> Exercise directions
Copy each line where the word "this" occurs.

--- begin Material supplied ---

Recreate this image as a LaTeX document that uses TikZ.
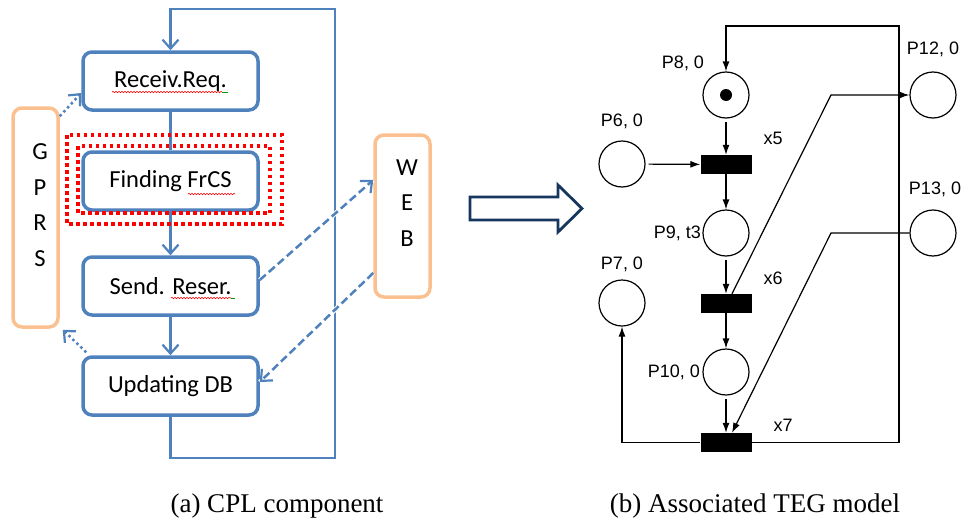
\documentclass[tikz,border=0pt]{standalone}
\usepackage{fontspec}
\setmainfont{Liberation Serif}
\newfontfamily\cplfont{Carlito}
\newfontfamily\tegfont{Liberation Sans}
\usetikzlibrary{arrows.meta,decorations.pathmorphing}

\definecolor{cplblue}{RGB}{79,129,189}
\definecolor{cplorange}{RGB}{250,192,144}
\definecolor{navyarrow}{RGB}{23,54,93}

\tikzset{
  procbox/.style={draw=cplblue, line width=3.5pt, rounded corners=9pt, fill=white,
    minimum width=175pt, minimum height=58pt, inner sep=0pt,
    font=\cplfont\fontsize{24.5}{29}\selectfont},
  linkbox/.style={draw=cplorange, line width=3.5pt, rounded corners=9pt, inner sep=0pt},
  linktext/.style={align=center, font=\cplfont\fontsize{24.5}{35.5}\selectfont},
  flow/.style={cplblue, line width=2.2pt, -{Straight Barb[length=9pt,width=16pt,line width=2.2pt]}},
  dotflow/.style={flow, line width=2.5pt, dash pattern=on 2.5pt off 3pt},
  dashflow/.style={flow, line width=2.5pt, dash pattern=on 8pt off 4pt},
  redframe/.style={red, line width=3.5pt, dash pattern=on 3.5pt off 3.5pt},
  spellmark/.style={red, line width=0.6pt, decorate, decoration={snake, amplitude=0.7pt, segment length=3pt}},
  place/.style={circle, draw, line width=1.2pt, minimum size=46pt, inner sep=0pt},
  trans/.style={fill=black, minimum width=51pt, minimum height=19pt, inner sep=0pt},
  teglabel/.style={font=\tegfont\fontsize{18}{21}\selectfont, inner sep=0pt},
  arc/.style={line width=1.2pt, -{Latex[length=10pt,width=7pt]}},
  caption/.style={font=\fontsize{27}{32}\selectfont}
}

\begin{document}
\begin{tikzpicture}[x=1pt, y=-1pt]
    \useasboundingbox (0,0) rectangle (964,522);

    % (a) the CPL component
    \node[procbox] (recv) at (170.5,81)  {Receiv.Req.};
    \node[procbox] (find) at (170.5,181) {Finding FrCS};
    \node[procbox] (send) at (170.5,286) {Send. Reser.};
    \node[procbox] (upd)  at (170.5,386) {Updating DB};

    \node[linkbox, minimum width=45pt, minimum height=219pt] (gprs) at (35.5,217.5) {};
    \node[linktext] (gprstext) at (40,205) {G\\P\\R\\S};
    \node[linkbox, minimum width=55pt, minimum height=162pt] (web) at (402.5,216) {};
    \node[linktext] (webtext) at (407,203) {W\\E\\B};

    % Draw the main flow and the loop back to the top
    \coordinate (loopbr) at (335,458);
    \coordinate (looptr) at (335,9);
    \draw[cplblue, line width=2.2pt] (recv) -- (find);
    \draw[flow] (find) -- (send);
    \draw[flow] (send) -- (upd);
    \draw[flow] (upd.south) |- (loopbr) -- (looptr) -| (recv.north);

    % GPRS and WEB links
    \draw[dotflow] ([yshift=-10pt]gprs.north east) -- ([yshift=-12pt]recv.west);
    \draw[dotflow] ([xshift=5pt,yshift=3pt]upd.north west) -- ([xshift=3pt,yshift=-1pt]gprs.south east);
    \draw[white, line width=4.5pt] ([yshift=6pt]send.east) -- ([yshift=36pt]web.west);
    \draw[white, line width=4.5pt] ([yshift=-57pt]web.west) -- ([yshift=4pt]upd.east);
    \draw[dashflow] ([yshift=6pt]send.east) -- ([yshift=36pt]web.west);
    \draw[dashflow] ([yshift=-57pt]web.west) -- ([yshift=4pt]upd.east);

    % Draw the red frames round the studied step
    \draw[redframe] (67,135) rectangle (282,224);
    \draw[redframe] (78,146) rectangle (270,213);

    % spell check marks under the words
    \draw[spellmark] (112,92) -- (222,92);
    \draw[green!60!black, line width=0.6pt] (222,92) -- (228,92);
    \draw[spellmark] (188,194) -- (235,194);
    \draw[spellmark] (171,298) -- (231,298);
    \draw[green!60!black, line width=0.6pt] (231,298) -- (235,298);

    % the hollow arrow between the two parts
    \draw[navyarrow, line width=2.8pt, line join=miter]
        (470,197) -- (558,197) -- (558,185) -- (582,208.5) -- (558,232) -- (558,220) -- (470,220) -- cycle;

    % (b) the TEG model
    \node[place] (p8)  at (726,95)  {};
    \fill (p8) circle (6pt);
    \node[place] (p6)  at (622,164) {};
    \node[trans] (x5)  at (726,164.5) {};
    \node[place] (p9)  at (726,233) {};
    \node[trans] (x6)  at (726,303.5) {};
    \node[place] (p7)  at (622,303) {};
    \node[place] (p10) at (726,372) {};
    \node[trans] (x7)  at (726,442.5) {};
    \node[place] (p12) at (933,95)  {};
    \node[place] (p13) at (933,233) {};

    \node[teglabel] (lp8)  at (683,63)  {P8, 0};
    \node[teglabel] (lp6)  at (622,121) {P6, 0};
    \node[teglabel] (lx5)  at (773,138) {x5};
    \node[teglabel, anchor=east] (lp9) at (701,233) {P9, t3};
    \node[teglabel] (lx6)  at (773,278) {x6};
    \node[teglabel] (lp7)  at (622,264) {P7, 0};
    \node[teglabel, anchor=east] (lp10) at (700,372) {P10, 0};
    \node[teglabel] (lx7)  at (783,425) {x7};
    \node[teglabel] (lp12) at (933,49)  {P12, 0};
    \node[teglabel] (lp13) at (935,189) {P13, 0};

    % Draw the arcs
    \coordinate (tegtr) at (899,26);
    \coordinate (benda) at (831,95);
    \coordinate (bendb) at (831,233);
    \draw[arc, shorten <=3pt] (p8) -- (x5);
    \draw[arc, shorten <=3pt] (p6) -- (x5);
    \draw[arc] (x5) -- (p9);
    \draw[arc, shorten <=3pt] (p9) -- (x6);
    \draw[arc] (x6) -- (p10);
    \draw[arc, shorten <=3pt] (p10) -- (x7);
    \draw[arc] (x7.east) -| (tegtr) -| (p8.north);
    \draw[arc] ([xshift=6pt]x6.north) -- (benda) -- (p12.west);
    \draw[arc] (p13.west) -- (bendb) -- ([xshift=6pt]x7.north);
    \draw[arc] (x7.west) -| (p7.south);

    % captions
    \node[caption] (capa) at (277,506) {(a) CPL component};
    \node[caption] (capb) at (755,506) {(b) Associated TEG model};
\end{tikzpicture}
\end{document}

--- end Material supplied ---
--- begin Material supplied ---

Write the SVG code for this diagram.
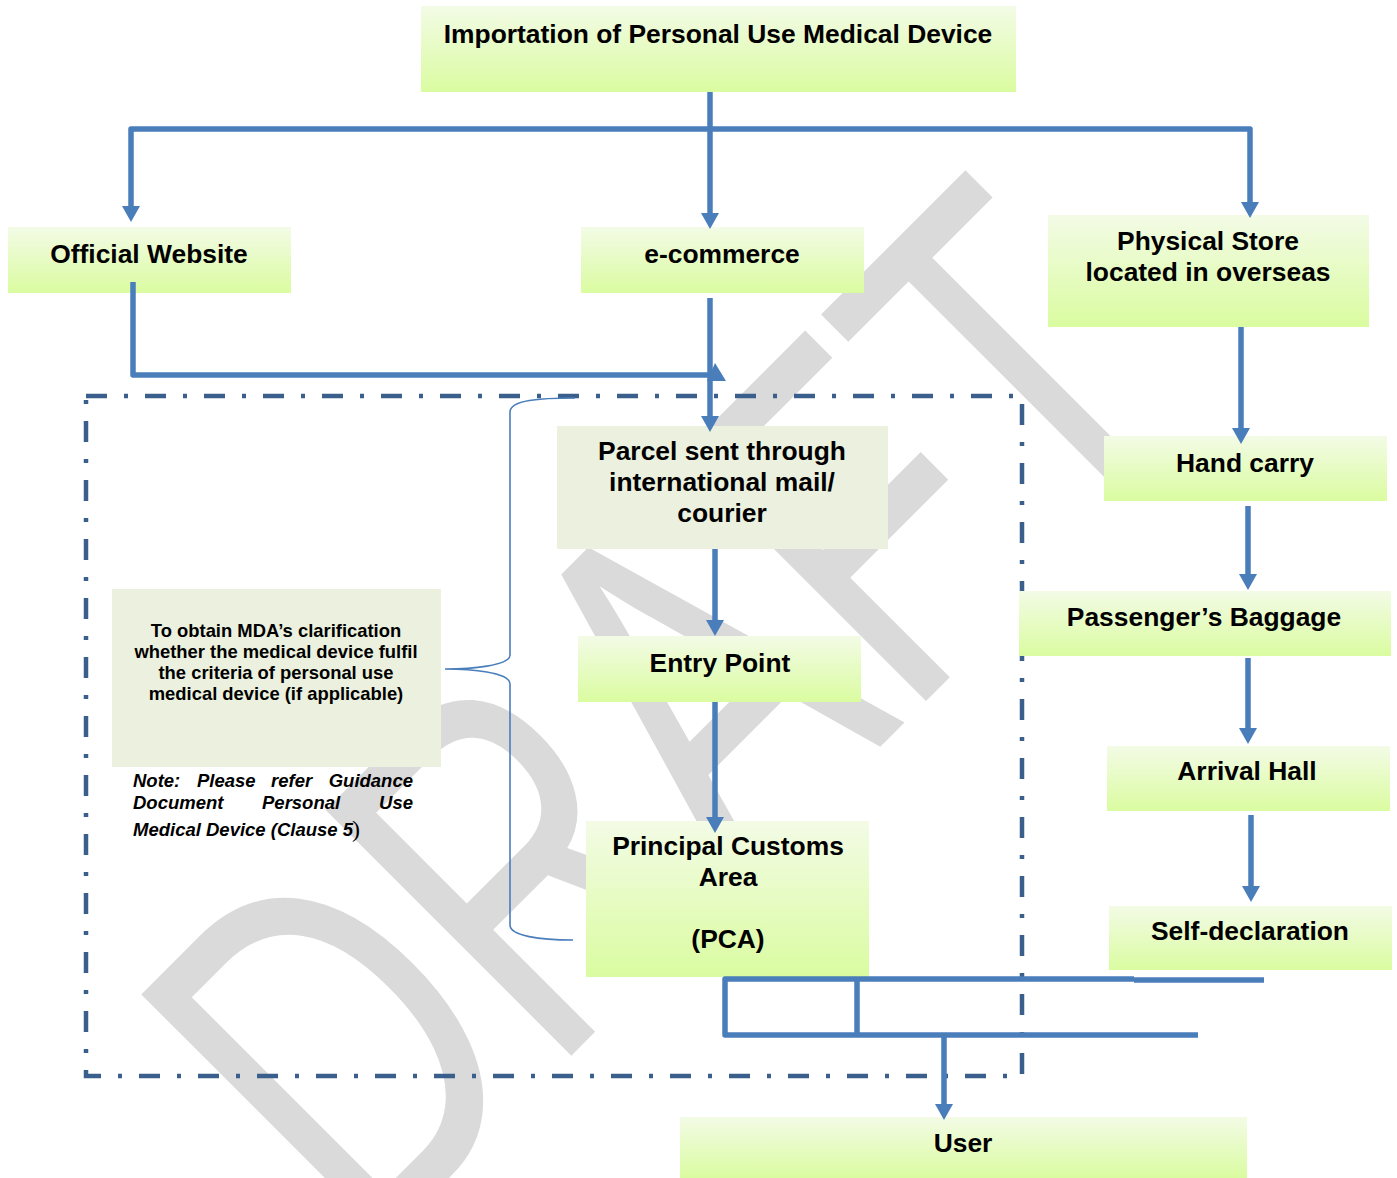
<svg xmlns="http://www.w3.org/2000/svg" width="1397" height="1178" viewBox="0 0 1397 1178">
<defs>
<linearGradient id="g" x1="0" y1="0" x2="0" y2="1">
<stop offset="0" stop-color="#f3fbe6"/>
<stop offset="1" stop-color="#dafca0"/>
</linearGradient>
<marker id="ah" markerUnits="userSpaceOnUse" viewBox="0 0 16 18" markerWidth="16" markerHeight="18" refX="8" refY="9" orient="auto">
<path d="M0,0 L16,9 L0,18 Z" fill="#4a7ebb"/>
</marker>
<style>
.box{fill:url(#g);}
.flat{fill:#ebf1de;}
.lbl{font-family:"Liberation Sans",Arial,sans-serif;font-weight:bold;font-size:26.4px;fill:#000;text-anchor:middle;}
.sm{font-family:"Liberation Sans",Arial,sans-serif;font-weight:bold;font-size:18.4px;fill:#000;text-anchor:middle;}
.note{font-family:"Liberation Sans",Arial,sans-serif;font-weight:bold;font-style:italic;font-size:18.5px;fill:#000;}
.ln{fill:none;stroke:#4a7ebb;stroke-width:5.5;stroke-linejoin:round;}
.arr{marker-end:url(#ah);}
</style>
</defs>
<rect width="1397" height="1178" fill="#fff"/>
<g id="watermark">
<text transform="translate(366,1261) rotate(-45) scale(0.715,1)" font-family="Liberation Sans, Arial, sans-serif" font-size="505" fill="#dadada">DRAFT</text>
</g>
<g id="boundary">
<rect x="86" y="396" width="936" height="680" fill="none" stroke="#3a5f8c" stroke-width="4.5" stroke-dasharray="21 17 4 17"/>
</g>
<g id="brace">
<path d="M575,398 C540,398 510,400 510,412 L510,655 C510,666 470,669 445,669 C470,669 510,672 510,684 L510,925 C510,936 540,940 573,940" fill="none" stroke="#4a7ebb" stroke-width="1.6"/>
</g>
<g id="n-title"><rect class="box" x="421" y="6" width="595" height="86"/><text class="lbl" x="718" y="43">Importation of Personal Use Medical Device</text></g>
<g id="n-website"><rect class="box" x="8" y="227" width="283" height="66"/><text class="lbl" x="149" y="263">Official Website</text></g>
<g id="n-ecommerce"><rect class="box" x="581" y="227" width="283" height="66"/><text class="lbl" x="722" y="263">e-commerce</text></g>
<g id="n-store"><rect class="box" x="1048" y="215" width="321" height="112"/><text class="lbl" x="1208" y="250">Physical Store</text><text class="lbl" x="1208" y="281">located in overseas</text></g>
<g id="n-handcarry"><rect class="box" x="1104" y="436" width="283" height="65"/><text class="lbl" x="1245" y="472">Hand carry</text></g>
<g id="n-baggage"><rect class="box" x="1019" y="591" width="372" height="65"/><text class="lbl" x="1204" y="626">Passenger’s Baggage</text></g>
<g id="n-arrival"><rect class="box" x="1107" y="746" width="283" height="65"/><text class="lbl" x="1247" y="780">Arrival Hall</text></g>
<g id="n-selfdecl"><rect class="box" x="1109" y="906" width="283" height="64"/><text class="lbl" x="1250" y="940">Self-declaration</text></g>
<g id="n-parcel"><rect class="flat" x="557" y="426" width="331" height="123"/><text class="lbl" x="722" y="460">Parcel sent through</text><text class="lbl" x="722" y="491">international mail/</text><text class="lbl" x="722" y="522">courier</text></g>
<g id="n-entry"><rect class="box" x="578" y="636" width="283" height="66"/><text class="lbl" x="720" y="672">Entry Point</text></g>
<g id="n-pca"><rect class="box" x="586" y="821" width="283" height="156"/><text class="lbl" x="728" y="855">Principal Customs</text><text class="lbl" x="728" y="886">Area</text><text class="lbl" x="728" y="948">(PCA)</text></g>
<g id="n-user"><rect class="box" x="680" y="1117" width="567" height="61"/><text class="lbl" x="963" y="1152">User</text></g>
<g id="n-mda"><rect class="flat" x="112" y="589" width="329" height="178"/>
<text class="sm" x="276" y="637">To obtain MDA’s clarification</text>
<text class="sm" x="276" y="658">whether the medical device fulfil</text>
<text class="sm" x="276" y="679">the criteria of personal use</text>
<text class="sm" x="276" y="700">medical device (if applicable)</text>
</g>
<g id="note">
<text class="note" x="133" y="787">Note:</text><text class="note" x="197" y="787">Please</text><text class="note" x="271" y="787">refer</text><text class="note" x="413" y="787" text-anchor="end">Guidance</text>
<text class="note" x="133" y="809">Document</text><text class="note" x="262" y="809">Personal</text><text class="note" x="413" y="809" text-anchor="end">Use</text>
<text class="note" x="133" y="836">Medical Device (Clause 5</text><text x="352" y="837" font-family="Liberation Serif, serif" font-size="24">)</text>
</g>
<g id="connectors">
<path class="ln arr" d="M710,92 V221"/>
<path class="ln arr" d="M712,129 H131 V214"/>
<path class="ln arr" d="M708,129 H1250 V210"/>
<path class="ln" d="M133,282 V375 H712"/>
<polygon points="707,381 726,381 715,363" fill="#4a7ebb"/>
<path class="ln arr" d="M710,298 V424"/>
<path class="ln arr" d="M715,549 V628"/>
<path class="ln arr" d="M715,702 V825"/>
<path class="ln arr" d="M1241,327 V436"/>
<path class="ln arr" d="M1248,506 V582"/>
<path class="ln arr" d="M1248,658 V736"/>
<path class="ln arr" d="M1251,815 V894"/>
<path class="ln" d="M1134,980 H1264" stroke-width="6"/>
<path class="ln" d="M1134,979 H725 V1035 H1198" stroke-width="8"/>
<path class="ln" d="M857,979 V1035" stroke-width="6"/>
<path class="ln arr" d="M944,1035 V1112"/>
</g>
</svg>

--- end Material supplied ---

> Exercise result
Recreate this image as a LaTeX document that uses TikZ.
Write the SVG code for this diagram.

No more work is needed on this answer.